**Input data**:
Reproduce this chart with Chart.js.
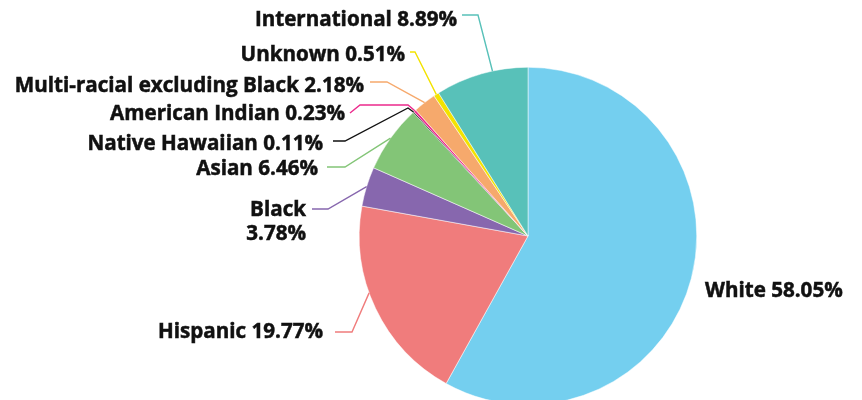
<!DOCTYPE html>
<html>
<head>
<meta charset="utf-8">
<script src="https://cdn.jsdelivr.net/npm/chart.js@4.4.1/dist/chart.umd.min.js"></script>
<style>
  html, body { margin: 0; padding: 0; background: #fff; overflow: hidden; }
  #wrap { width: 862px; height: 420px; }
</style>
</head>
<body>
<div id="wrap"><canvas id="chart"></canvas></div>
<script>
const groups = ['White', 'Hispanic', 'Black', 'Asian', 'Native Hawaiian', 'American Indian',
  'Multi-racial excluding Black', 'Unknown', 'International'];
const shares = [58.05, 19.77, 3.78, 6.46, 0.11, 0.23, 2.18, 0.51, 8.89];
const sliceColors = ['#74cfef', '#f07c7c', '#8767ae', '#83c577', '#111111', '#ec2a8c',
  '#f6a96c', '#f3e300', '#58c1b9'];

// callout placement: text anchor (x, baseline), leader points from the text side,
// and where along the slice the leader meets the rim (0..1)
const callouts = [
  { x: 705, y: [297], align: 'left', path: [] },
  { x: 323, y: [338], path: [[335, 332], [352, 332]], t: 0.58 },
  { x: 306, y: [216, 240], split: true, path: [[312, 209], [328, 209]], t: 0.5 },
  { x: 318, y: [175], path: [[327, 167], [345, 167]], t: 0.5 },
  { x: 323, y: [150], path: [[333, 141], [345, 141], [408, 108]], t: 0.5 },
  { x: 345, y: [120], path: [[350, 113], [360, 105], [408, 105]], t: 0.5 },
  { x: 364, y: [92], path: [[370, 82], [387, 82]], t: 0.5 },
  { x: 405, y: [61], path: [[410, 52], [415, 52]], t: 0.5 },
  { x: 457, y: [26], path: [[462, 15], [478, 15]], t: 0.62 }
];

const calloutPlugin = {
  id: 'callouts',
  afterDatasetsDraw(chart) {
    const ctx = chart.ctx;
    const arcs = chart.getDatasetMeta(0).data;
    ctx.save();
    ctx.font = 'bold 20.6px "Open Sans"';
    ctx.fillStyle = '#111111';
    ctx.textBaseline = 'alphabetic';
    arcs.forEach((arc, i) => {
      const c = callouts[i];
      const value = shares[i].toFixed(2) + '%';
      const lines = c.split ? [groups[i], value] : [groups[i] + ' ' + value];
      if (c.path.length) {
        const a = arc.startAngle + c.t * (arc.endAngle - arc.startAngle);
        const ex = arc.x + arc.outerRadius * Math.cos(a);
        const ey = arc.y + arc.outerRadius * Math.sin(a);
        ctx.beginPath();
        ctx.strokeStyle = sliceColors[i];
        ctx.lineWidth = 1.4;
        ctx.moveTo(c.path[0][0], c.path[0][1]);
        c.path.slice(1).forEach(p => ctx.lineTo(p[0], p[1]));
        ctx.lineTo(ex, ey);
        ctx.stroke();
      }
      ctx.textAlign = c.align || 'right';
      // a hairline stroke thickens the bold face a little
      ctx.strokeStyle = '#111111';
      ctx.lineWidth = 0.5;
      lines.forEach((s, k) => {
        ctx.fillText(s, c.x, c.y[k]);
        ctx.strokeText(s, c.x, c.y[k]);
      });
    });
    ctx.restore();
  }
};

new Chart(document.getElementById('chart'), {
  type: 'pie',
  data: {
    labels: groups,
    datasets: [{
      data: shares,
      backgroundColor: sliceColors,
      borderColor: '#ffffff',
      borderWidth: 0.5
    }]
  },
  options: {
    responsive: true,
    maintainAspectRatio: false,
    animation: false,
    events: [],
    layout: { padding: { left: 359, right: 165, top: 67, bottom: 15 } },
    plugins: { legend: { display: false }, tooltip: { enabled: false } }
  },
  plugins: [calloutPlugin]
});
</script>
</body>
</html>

...

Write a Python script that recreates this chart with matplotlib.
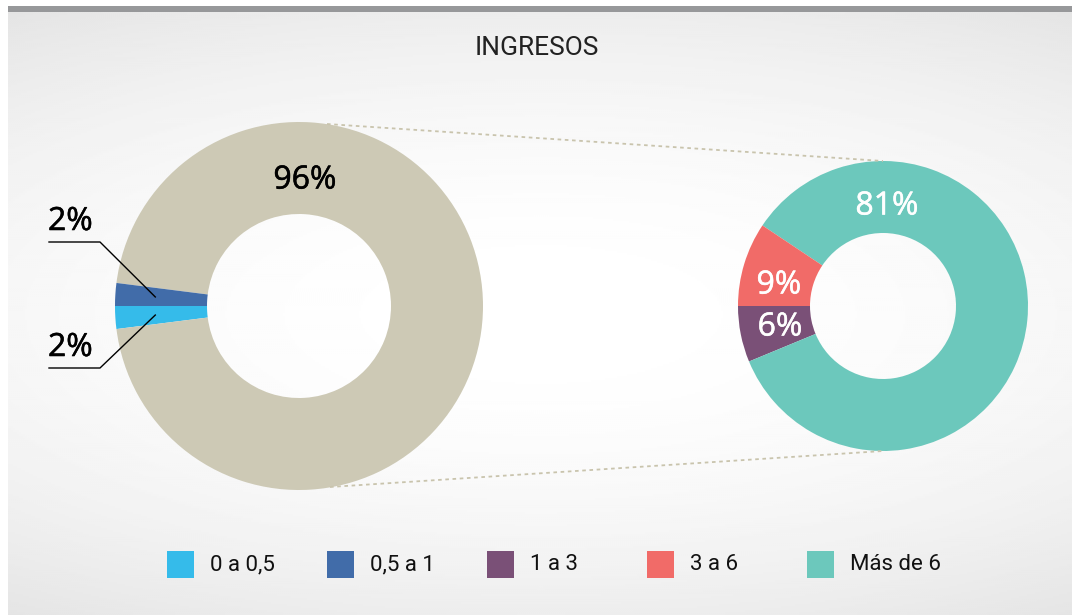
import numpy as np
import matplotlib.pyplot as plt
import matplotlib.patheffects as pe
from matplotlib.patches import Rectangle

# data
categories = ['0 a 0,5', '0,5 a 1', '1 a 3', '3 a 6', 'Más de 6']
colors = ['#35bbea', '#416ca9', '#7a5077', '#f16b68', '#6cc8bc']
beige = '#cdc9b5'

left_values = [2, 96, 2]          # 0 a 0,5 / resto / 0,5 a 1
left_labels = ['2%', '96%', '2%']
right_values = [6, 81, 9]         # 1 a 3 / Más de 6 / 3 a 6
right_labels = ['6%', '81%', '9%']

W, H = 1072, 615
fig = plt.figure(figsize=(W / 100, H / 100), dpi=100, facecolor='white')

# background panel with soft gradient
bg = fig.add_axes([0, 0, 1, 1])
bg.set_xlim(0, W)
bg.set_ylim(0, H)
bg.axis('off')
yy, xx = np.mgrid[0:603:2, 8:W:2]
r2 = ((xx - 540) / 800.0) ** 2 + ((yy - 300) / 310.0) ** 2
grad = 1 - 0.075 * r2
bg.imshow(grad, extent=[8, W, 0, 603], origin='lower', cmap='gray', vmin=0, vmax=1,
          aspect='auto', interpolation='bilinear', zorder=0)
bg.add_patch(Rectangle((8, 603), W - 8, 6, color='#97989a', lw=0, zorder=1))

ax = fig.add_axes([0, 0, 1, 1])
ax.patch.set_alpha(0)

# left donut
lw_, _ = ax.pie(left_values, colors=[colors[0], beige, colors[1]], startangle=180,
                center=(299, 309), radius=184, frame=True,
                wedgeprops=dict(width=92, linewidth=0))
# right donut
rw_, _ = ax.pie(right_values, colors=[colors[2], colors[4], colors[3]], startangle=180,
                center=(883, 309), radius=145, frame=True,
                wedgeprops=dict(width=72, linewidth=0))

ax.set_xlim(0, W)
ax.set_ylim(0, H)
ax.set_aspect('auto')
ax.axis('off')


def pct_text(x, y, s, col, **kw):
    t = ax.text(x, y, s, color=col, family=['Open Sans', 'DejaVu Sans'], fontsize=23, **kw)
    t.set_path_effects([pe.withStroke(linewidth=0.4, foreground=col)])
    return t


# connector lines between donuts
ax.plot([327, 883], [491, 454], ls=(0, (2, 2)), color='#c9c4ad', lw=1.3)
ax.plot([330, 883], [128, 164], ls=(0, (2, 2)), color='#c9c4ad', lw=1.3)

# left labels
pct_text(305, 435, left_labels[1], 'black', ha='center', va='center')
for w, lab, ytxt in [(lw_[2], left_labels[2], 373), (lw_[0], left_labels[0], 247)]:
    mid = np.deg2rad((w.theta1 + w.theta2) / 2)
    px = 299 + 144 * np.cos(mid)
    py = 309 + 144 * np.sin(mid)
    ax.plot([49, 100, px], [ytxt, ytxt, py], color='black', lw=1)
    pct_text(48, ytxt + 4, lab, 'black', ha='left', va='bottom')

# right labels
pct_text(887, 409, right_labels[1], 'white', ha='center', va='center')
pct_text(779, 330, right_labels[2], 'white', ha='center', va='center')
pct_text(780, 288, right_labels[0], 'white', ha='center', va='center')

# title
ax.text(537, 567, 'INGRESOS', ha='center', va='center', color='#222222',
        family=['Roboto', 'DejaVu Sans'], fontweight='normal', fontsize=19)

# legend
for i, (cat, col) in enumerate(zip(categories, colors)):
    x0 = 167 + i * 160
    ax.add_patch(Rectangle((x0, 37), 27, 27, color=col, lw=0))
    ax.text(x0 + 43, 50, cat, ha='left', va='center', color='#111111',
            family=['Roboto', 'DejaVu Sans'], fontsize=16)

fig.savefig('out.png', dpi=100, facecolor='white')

---

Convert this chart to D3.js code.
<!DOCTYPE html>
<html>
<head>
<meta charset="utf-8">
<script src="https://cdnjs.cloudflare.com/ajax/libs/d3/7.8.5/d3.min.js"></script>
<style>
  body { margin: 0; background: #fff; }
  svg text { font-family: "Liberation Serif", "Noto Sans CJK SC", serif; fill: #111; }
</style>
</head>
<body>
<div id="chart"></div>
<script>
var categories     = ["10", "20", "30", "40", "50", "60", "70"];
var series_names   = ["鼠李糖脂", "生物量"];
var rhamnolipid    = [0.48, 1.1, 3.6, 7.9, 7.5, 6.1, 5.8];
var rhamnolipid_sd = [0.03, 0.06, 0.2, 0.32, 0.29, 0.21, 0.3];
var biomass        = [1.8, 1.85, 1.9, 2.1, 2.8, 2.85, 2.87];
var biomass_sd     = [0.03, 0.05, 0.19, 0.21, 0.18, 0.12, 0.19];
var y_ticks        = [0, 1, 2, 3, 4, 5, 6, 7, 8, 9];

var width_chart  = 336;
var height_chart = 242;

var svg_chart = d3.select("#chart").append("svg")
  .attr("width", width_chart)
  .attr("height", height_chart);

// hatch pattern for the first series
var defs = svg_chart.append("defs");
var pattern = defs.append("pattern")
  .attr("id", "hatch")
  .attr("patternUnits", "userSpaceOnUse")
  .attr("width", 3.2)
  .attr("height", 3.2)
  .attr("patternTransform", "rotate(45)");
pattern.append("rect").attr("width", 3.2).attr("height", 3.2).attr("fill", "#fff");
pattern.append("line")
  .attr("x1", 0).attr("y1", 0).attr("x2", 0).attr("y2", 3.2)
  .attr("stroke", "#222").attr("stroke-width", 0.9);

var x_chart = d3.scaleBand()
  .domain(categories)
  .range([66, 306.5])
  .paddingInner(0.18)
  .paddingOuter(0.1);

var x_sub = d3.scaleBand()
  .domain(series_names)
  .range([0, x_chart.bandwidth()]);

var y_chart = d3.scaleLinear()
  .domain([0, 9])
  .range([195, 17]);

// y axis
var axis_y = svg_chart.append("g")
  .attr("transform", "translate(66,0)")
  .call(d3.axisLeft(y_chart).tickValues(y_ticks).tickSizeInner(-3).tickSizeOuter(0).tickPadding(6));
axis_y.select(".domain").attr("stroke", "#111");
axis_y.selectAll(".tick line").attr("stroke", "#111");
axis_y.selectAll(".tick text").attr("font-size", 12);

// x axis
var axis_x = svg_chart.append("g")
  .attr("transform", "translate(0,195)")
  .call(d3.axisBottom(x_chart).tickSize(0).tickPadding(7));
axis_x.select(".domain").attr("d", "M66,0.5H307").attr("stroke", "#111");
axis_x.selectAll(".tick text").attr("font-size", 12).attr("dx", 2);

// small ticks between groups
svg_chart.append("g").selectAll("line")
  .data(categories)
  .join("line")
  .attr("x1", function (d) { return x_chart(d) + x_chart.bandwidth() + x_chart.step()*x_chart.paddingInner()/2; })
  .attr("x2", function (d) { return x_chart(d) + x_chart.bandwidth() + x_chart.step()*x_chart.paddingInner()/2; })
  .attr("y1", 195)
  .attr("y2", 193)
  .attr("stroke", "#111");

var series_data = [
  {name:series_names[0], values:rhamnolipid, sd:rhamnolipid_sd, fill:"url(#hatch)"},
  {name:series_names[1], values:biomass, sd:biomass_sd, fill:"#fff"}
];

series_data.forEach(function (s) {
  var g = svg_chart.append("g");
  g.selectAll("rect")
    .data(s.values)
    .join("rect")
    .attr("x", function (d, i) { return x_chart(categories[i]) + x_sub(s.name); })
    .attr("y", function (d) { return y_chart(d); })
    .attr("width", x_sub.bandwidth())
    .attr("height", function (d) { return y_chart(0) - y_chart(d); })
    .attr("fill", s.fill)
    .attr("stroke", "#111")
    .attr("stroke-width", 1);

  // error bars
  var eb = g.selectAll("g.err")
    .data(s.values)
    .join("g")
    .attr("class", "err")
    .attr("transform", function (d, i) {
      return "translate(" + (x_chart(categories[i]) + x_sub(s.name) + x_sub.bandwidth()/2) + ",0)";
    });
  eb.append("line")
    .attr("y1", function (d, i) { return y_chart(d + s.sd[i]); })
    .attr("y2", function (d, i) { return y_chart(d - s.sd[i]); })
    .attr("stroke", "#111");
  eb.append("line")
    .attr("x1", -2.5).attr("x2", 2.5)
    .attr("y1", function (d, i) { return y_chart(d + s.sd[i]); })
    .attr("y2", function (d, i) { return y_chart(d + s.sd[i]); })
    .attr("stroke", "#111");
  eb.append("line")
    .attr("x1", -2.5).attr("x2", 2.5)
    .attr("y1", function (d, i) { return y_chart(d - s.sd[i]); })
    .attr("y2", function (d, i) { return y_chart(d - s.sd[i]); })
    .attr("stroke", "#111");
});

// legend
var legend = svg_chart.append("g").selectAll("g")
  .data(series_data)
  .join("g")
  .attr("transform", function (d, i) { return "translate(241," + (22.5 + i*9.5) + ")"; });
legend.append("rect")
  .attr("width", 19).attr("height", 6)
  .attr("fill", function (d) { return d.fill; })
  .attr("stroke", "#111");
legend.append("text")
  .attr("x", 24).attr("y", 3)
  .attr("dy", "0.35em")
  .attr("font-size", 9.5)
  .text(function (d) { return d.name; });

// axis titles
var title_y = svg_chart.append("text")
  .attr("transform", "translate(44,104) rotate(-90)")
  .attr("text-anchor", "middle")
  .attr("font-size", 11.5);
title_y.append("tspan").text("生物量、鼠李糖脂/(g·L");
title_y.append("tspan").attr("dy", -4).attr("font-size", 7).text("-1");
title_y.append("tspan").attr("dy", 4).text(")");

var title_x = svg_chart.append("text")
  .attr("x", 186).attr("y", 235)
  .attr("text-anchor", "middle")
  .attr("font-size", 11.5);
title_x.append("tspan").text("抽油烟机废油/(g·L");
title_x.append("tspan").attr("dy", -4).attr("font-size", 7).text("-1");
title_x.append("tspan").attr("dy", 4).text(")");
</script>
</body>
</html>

**Exercise brief**:
Print exactly what appears from the line holding "Write a Python" down to the line holding "right_labels = ['6%', '81%', '9%']", both ends kept, leaving out the pictures.

**Solution below**:
Write a Python script that recreates this chart with matplotlib.
import numpy as np
import matplotlib.pyplot as plt
import matplotlib.patheffects as pe
from matplotlib.patches import Rectangle

# data
categories = ['0 a 0,5', '0,5 a 1', '1 a 3', '3 a 6', 'Más de 6']
colors = ['#35bbea', '#416ca9', '#7a5077', '#f16b68', '#6cc8bc']
beige = '#cdc9b5'

left_values = [2, 96, 2]          # 0 a 0,5 / resto / 0,5 a 1
left_labels = ['2%', '96%', '2%']
right_values = [6, 81, 9]         # 1 a 3 / Más de 6 / 3 a 6
right_labels = ['6%', '81%', '9%']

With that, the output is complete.